For the past several years, Venezuela has been a political and economic disaster area.Here's Risa Grais-Targow, Director in Eurasia Group's Latin America Practice, on where the current crisis is headed and why this country may well have brighter days ahead.
: Simply replacing embattled President Nicolas Maduro with another chavista won't solve Venezuela's larger problems. How is the larger crisis likely to end?
: The only way out of this crisis is real regime change to an opposition-led government. A chavista successor won't be able to unwind the policy framework without access to significant international financing, which is key to jump-starting the non-oil economy and offsetting painful but necessary economic reforms.
As we see from the current political stalemate and delayed recall vote, the country's institutions don't have a way of solving the current crisis. The military is fully vested in the survival of this regime and the government has the institutional control to delay a recall vote into 2017, at which point the vice president would take over. That means that the streets remain the most viable avenue to force more fundamental regime change, since that is the one catalyst that could change the military's preferences. If they are asked to shoot civilians mobilizing in the streets in order to defend the government, I think they will come to the table and negotiate an exit. The latter will necessarily entail setting a new timetable for elections that the opposition would almost certainly win.
Absent massive mobilizations, more fundamental regime change won't come until the 2018 elections. However, to the extent that a chavista successor won't be able to meaningfully solve problems like soaring inflation and bare shelves at grocery stores, the risk of the masses taking to the streets will remain significant. Though not impossible, it's hard for me to see an unpopular chavista successor able to finish out Maduro's full term.
: Oil exports are crucial for the economy of Venezuela, a founding member of OPEC. If a more market-friendly government came to power in Caracas, how long would it take to turn state-owned oil company PDVSA around and see production growth?
: Venezuela has the largest oil reserves in the world and relatively low production costs but significant above-ground risks. An opposition government would likely prioritize improving the oil sector framework in order to attract foreign investment.
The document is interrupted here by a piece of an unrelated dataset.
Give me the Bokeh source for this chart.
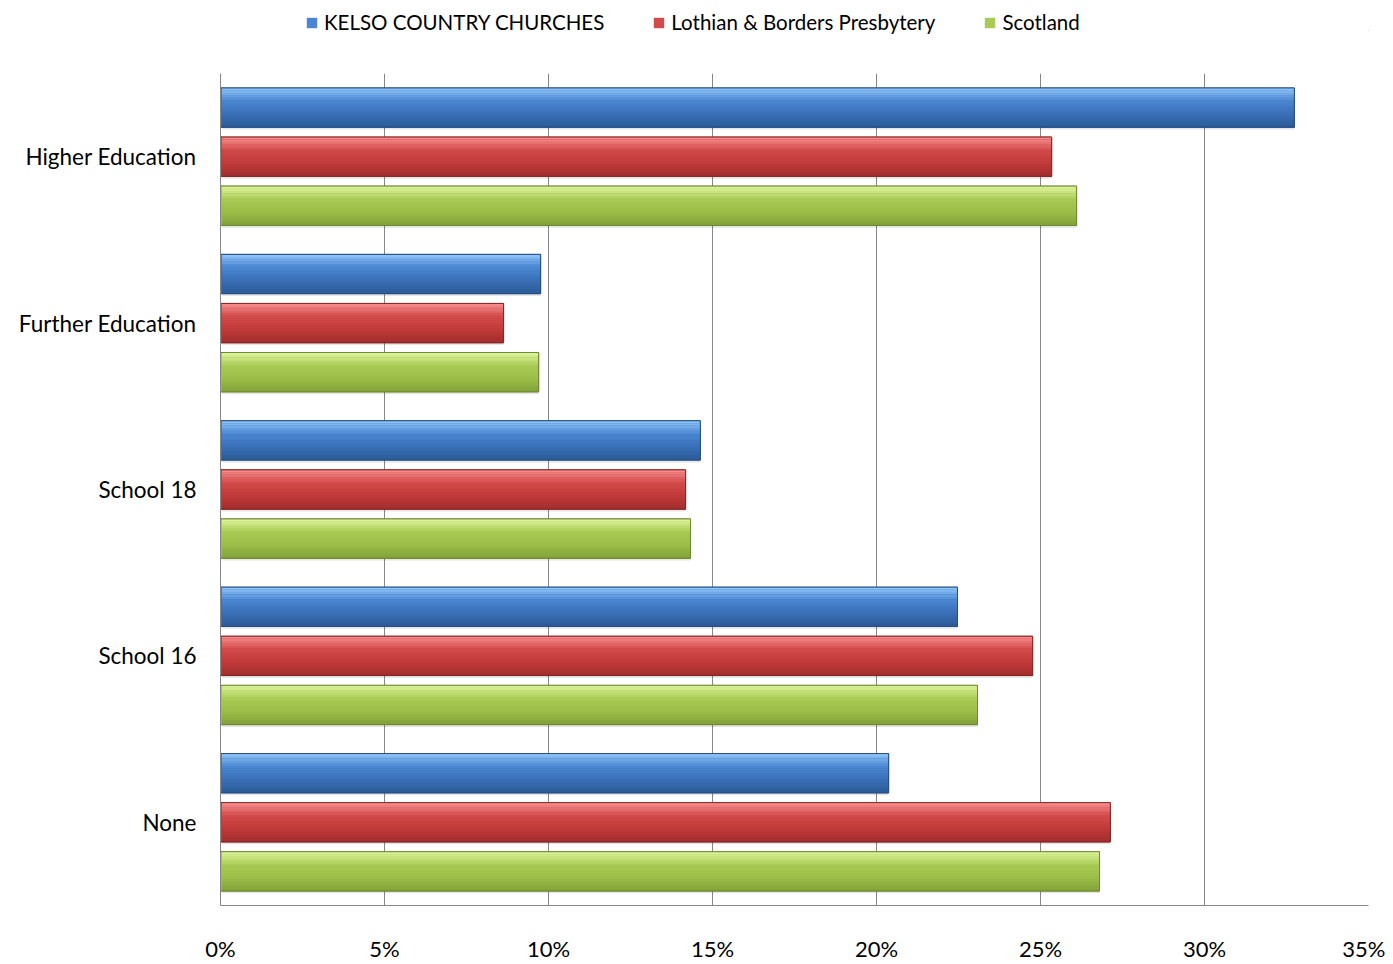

This would include changes to the foreign exchange regime (it is too expensive for foreign firms to pay local employees and suppliers at the official rate), and a more favorable fiscal framework, as well as changes to the legal requirement that PDVSA keep majority ownership of all projects.
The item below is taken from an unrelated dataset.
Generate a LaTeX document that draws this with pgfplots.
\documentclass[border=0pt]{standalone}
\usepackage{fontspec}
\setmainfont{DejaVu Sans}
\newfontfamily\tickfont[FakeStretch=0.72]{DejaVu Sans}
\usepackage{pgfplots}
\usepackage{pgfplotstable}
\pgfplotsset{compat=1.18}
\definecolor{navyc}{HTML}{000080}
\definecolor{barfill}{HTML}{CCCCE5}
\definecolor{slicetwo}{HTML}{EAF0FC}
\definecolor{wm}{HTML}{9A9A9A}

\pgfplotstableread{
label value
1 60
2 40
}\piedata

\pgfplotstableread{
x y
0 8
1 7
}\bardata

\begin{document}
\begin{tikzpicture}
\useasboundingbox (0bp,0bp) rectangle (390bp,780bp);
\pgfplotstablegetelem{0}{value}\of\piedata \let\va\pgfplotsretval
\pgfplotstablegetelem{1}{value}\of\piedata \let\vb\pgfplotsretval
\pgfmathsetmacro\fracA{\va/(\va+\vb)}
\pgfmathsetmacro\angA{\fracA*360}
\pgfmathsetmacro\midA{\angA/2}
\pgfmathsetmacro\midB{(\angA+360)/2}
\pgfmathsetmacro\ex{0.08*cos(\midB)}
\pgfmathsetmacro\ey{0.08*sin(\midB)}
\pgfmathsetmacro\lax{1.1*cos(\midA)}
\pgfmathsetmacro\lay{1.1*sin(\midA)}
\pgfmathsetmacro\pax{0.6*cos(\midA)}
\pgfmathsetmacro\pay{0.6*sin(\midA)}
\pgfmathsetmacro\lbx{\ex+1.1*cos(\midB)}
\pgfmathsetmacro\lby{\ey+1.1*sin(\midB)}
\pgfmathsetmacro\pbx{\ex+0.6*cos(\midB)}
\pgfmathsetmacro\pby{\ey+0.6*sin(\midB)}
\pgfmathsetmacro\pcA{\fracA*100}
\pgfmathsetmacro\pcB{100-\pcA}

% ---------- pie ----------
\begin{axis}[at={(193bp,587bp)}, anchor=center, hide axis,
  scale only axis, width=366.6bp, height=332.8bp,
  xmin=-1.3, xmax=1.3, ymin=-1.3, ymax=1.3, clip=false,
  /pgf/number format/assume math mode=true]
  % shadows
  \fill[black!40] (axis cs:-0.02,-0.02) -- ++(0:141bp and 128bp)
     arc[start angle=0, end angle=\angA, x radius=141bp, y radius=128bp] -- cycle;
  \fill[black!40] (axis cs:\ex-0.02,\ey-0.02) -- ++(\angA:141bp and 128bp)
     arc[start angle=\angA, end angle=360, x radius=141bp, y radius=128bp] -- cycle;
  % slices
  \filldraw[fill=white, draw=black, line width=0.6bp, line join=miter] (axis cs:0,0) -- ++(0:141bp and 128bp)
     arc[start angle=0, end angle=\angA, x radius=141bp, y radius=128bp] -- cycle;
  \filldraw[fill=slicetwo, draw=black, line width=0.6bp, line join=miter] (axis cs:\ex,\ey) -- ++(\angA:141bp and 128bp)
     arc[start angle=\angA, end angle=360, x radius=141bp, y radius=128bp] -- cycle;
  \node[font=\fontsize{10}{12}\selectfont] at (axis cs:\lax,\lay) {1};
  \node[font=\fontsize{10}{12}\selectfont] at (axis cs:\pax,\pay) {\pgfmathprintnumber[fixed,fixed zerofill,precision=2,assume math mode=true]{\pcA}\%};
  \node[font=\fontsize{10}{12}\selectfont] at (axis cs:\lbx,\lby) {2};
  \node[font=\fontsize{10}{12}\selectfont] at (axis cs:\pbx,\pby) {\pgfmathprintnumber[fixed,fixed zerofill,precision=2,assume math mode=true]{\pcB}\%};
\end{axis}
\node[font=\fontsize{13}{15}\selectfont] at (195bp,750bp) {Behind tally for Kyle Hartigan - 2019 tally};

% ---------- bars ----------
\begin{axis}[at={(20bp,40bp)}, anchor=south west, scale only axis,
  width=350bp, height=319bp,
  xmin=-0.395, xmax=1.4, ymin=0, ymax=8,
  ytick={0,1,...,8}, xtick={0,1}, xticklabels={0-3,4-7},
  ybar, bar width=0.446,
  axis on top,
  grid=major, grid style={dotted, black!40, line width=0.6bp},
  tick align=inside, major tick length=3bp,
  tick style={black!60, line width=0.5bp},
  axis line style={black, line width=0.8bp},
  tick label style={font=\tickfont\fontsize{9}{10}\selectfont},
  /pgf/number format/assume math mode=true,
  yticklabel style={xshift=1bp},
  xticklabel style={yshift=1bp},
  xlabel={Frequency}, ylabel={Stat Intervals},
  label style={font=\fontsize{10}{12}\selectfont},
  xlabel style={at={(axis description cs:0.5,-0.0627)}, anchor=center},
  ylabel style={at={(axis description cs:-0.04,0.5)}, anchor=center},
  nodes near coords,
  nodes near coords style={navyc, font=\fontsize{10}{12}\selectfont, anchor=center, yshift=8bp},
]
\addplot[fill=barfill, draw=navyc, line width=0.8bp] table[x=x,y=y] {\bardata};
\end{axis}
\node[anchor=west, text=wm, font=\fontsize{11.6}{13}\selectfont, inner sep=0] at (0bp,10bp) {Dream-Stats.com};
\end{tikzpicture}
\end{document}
However, even if prioritized, changes to the ownership scheme and fiscal terms require congressional approval. A new government would also look to settle PDVSA's debts with service providers and suppliers of lighter crude necessary for blending with Venezuela's heavier crude. It could also use international financing to maintain and improve basic infrastructure. These changes could stabilize production within a year.
That said, significant production growth
would probably take four to five years. PDVSA's existing partners will probably start to invest once there is an improvement in the policy framework, but it will take time to build needed infrastructure, like upgraders for Venezuela's heavy crude. Moreover, international oil companies will want to ensure that Venezuela's above-ground risks have truly dissipated and that a market-friendly government has staying power. This means that PDVSA's partners will probably wait to see that a new government has consolidated power before significantly increasing investment, while other international oil companies will probably be cautious about returning to or entering the market until political stability is guaranteed.
: Are you optimistic about the country's longer-term future? Why or why not?
: I am optimistic. Venezuela is an incredibly wealthy country in terms of resources, and its myriad problems stem from severe economic mismanagement. In that sense, a rational economic policy framework aided by international financing can lead to major improvements in both the economic outlook and Venezuelans' quality of life, which has dramatically declined over the past several years.
Undoing the current foreign exchange and price controls and restarting the productive sectors of the economy will not be easy or happen overnight. It will also require technical assistance from the international community as well as significant international financing. However, Venezuela is starting from a very low base in terms of the current economic reality so you can see relative improvements starting to occur in a relatively short period of time. Once there is a meaningful improvement in the policy framework and political stability is restored, I think you will see investment flowing back into the country that helps bring about an economic recovery.
Moreover, with a serious anti-inflation plan, Venezuelans will see an improvement in their real income, which in turn, will drive demand. We've seen Venezuela's development indicators such as poverty and real income deteriorate because of the deep economic contraction and inflation. An economic recovery and price stability can therefore bring about an immense improvement in Venezuelans' quality of life.